In my community contribution, I write the tutorial of three ggplot2 based packages, i.e., ggrepel, gganimate, and ggpubr, which are not well documented before.

With this tutorial, people could use the three tools easily and capture the information quickly from my examples. I try to use examples in our problem sets, which we are more familiar with and could understand easily. This is my own evaluation of the project.

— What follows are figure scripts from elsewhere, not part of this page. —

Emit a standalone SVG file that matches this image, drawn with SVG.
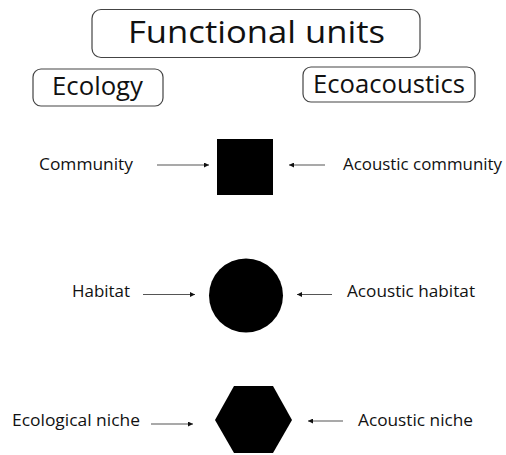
<svg xmlns="http://www.w3.org/2000/svg" width="506" height="455" viewBox="0 0 506 455">
<style>
  text { font-family: "Open Sans", "Noto Sans", "Liberation Sans", sans-serif; fill: #111; }
  .box { fill: #fff; stroke: #444; stroke-width: 1.2; }
  .lbl { font-size: 17px; }
  .conn line { stroke: #555; stroke-width: 1.2; }
  .shape { fill: #000; }
</style>
<defs>
  <marker id="ah" viewBox="0 0 10 10" refX="10" refY="5" markerWidth="5" markerHeight="5" markerUnits="userSpaceOnUse" orient="auto">
    <path d="M0,0 L10,5 L0,10 z" fill="#111"/>
  </marker>
</defs>
<rect width="506" height="455" fill="#fff"/>
<g id="title">
  <rect class="box" x="92" y="9.5" width="328" height="48" rx="9"/>
  <text x="128" y="43" font-size="31" textLength="257" lengthAdjust="spacingAndGlyphs">Functional units</text>
</g>
<g id="ecology">
  <rect class="box" x="33" y="69" width="130" height="37" rx="8"/>
  <text x="52" y="95" font-size="25" textLength="91" lengthAdjust="spacingAndGlyphs">Ecology</text>
</g>
<g id="ecoacoustics">
  <rect class="box" x="303" y="67" width="172" height="35" rx="8"/>
  <text x="313" y="93" font-size="25" textLength="152" lengthAdjust="spacingAndGlyphs">Ecoacoustics</text>
</g>
<g id="community">
  <text class="lbl" x="39" y="170" textLength="94" lengthAdjust="spacingAndGlyphs">Community</text>
</g>
<g id="acoustic-community">
  <text class="lbl" x="343" y="170" textLength="159" lengthAdjust="spacingAndGlyphs">Acoustic community</text>
</g>
<g id="square">
  <rect class="shape" x="217" y="139" width="56" height="56"/>
</g>
<g id="habitat">
  <text class="lbl" x="72" y="297" textLength="58" lengthAdjust="spacingAndGlyphs">Habitat</text>
</g>
<g id="acoustic-habitat">
  <text class="lbl" x="347" y="297" textLength="128" lengthAdjust="spacingAndGlyphs">Acoustic habitat</text>
</g>
<g id="circle">
  <circle class="shape" cx="246" cy="295.5" r="37"/>
</g>
<g id="ecological-niche">
  <text class="lbl" x="12" y="426" textLength="128" lengthAdjust="spacingAndGlyphs">Ecological niche</text>
</g>
<g id="acoustic-niche">
  <text class="lbl" x="358" y="426" textLength="115" lengthAdjust="spacingAndGlyphs">Acoustic niche</text>
</g>
<g id="hexagon">
  <polygon class="shape" points="234,386 273,386 292,420 273,453 234,453 215,420"/>
</g>
<g class="conn" id="connectors">
  <line x1="157" y1="165" x2="209" y2="165" marker-end="url(#ah)"/>
  <line x1="325" y1="165" x2="289" y2="165" marker-end="url(#ah)"/>
  <line x1="143" y1="294.5" x2="195" y2="294.5" marker-end="url(#ah)"/>
  <line x1="332" y1="294.5" x2="297" y2="294.5" marker-end="url(#ah)"/>
  <line x1="151" y1="424" x2="193" y2="424" marker-end="url(#ah)"/>
  <line x1="343" y1="421" x2="308" y2="421" marker-end="url(#ah)"/>
</g>
</svg>
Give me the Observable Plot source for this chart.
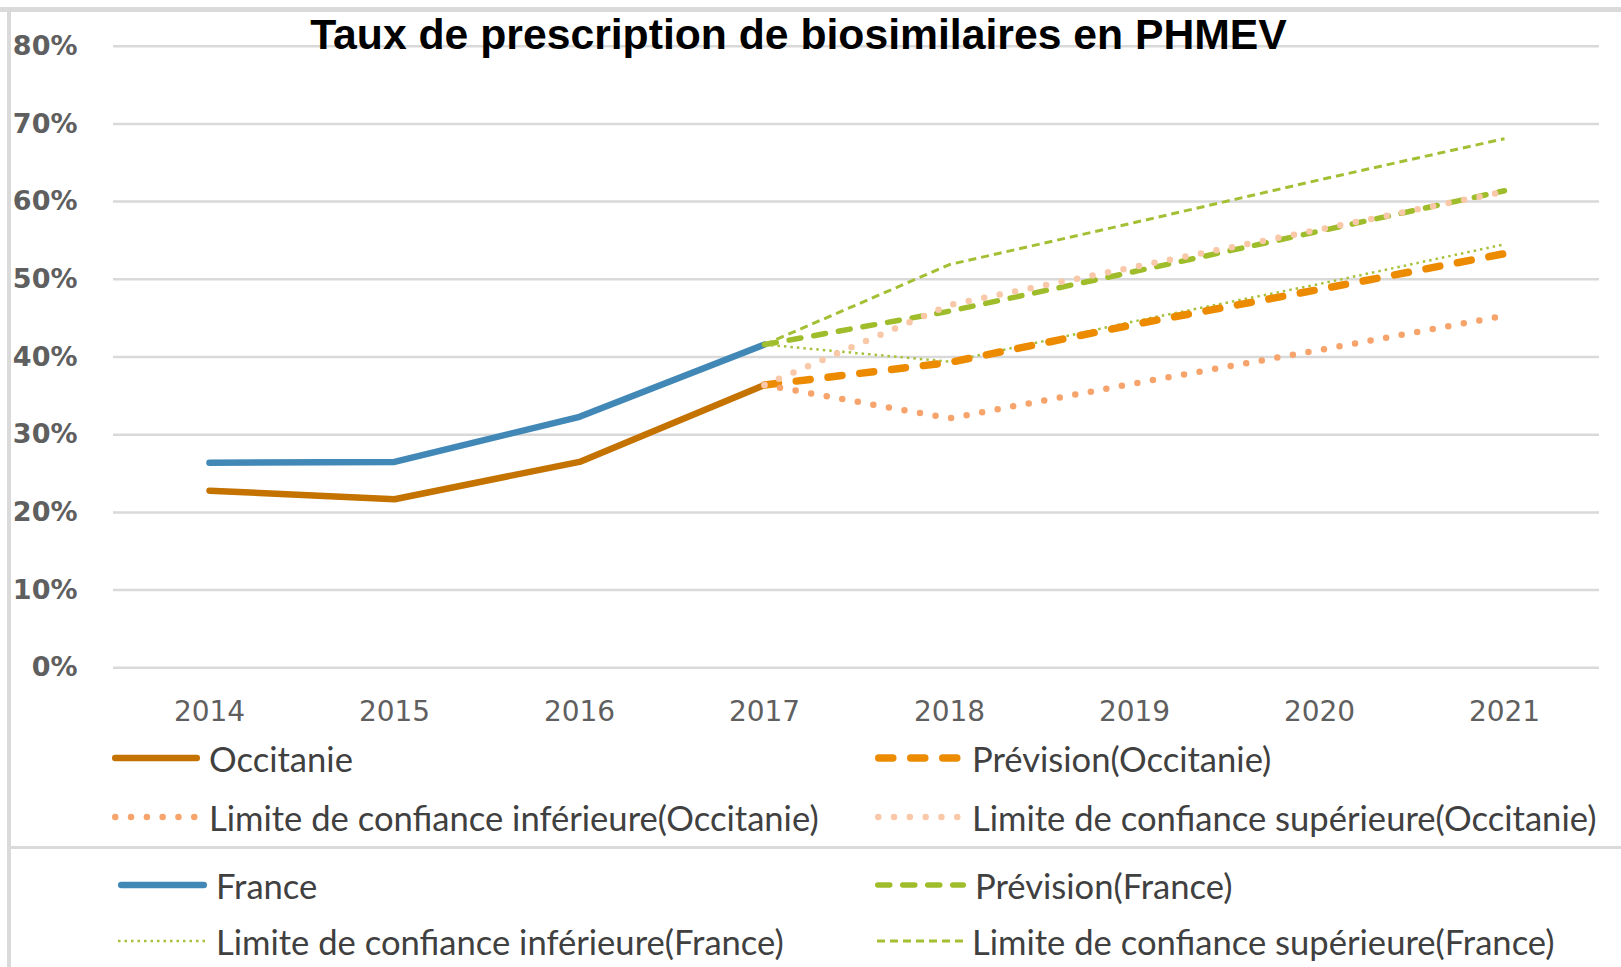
<!DOCTYPE html>
<html><head><meta charset="utf-8">
<script src="https://cdn.jsdelivr.net/npm/d3@7"></script>
<script src="https://cdn.jsdelivr.net/npm/@observablehq/plot@0.6"></script>
<style>
body{margin:0;background:#fff;}
#wrap{position:relative;width:1621px;height:967px;overflow:hidden;background:#fff;}
#wrap svg.plot{position:absolute;left:0;top:0;}
.frame{position:absolute;background:#dadada;}
#title{position:absolute;left:0;width:1597px;top:10px;text-align:center;font-family:"Liberation Sans",Arial,sans-serif;font-weight:bold;font-size:42.7px;color:#000;white-space:nowrap;line-height:48px;}
.leg{position:absolute;display:flex;align-items:center;height:40px;white-space:nowrap;}
.leg span{font-family:Lato,sans-serif;font-size:34.6px;color:#404040;margin-left:9px;}
</style></head><body><div id="wrap"></div>
<script>
// ---- data (values in %) ----
const years = ["2014","2015","2016","2017","2018","2019","2020","2021"];
const occitanie      = [22.8, 21.7, 26.5, 36.4, null, null, null, null];
const prevOccitanie  = [null, null, null, 36.4, 39.3, 44.2, 48.7, 53.3];
const lowOccitanie   = [null, null, null, 36.4, 32.1, 36.6, 40.9, 45.3];
const upOccitanie    = [null, null, null, 36.4, 46.7, 51.6, 56.4, 61.3];
const france         = [26.4, 26.5, 32.3, 41.6, null, null, null, null];
const prevFrance     = [null, null, null, 41.6, 45.9, 51.0, 56.2, 61.4];
const lowFrance      = [null, null, null, 41.6, 39.4, 44.6, 49.4, 54.5];
const upFrance       = [null, null, null, 41.6, 51.9, 57.3, 62.8, 68.1];
const yTicks = [0, 10, 20, 30, 40, 50, 60, 70, 80];
const titleText = "Taux de prescription de biosimilaires en PHMEV";
const seriesNames = [
  "Occitanie", "Prévision(Occitanie)",
  "Limite de confiance inférieure(Occitanie)", "Limite de confiance supérieure(Occitanie)",
  "France", "Prévision(France)",
  "Limite de confiance inférieure(France)", "Limite de confiance supérieure(France)"
];

// ---- styles ----
const styles = {
  "Occitanie": {values: occitanie, stroke:"#c47200", strokeWidth:6.5, dash:null, cap:"round"},
  "Prévision(Occitanie)": {values: prevOccitanie, stroke:"#ec8a00", strokeWidth:7.5, dash:"14,18", cap:"round"},
  "Limite de confiance inférieure(Occitanie)": {values: lowOccitanie, stroke:"#f7a46c", strokeWidth:6.5, dash:"0,15.8", cap:"round"},
  "Limite de confiance supérieure(Occitanie)": {values: upOccitanie, stroke:"#f9c8a8", strokeWidth:6.5, dash:"0,15.8", cap:"round"},
  "France": {values: france, stroke:"#4188b6", strokeWidth:6.5, dash:null, cap:"round"},
  "Prévision(France)": {values: prevFrance, stroke:"#9fbc2a", strokeWidth:5.5, dash:"12,13", cap:"round"},
  "Limite de confiance inférieure(France)": {values: lowFrance, stroke:"#a6c23c", strokeWidth:2.5, dash:"2.5,4", cap:"butt"},
  "Limite de confiance supérieure(France)": {values: upFrance, stroke:"#a3bf33", strokeWidth:3, dash:"8,5", cap:"butt"}
};
const drawOrder = [4,5,6,7,0,1,2,3];

const lineMarks = drawOrder.map(i => {
  const name = seriesNames[i], s = styles[name];
  const rows = years.map((yr, k) => ({year: yr, value: s.values[k]}));
  return Plot.line(rows, {
    x: "year", y: "value", stroke: s.stroke, strokeWidth: s.strokeWidth,
    strokeDasharray: s.dash || undefined, strokeLinecap: s.cap, strokeLinejoin: "round",
    curve: "linear"
  });
});

const chart = Plot.plot({
  width: 1621, height: 735,
  marginLeft: 113, marginRight: 22, marginTop: 45.7, marginBottom: 67.7,
  style: {background: "transparent", overflow: "visible"},
  x: {type: "point", domain: years, padding: 0.5},
  y: {domain: [0, 80]},
  marks: [
    Plot.ruleY(yTicks, {stroke: "#d9d9d9", strokeWidth: 2.5}),
    Plot.axisY(yTicks, {tickSize: 0, tickPadding: 36, tickFormat: d => d + "%",
      fontSize: 27, fontWeight: "bold", fill: "#5f5f5f", fontFamily: "DejaVu Sans", label: null}),
    Plot.axisX({tickSize: 0, tickPadding: 33, fontSize: 28, fill: "#5f5f5f", fontFamily: "DejaVu Sans", label: null}),
    ...lineMarks
  ]
});
chart.classList.add("plot");

const wrap = document.getElementById("wrap");
// frame
[[0,7,1621,4.5],[7,7,3.5,967],[7,846,1614,3]].forEach(([l,t,w,h]) => {
  const d = document.createElement("div"); d.className = "frame";
  Object.assign(d.style, {left:l+"px", top:t+"px", width:w+"px", height:h+"px"});
  wrap.appendChild(d);
});
wrap.appendChild(chart);

const title = document.createElement("div");
title.id = "title"; title.textContent = titleText;
wrap.appendChild(title);

// legend layout: [left of swatch, center y, swatch length]
const legendPos = [
  [112, 758, 88], [875, 758, 88],
  [112, 817, 88], [875, 817, 88],
  [118, 885, 89], [875, 885, 91],
  [118, 941, 89], [877, 941, 86]
];
seriesNames.forEach((name, i) => {
  const s = styles[name], [lx, cy, len] = legendPos[i];
  const div = document.createElement("div"); div.className = "leg";
  div.style.left = lx + "px"; div.style.top = (cy - 20) + "px";
  const ns = "http://www.w3.org/2000/svg";
  const sv = document.createElementNS(ns, "svg");
  sv.setAttribute("width", len); sv.setAttribute("height", 20);
  const ln = document.createElementNS(ns, "line");
  const pad = s.cap === "round" ? s.strokeWidth/2 : 0;
  ln.setAttribute("x1", pad); ln.setAttribute("x2", len - pad);
  ln.setAttribute("y1", 10); ln.setAttribute("y2", 10);
  ln.setAttribute("stroke", s.stroke); ln.setAttribute("stroke-width", s.strokeWidth);
  ln.setAttribute("stroke-linecap", s.cap);
  if (s.dash) ln.setAttribute("stroke-dasharray", s.dash);
  sv.appendChild(ln);
  div.appendChild(sv);
  const sp = document.createElement("span"); sp.textContent = name;
  div.appendChild(sp);
  wrap.appendChild(div);
});
document.body.appendChild(wrap);
</script>
</body></html>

I will also discuss what I learned from this project and what I might do differently next time. In this project, I not only learned and memorized the specific usage and functions of the three packages, but also strengthened my understanding of ggplot2 and related packages by writing examples by myself. In the process of selecting examples, I also deeply analyzed “what kind of datasets are most suitable for this package” and “what kind of datasets can this package mainly helps”. This process strengthens my understanding of Data Analysis and Visualization. For example, in the ggrepl example, I chose a scatterplot to optimize. When I was working on Problem Set 2, I found that text labels would overlap when we draw scatterplots. But at that time, since we were only asked to show certain labels, we avoided this problem. However, I still went to search how to solve this problem and found that we can use ggrepl package. Therefore, I learned several other ggplot2 based packages and found that they are very practical and can easily help solve many little problems in ggplot2. In the example of gganimate, I chose a dataset that changes over time, since I think it is most necessary to animate the plot when we study this type of data, so that we can see the change of data over time more clearly and directly.

In the future, I want to learn more ggplot2 based packages, such as ggiraph, ggstance, ggalt, ggforce, ggpmisc, ggthemes, etc. These packages can also be regarded as “skills” to help me solve some tricky problems during Data Analysis and Visualization. At the same time, learning these packages will also help me to strengthen my understanding and abilities to use ggplot2.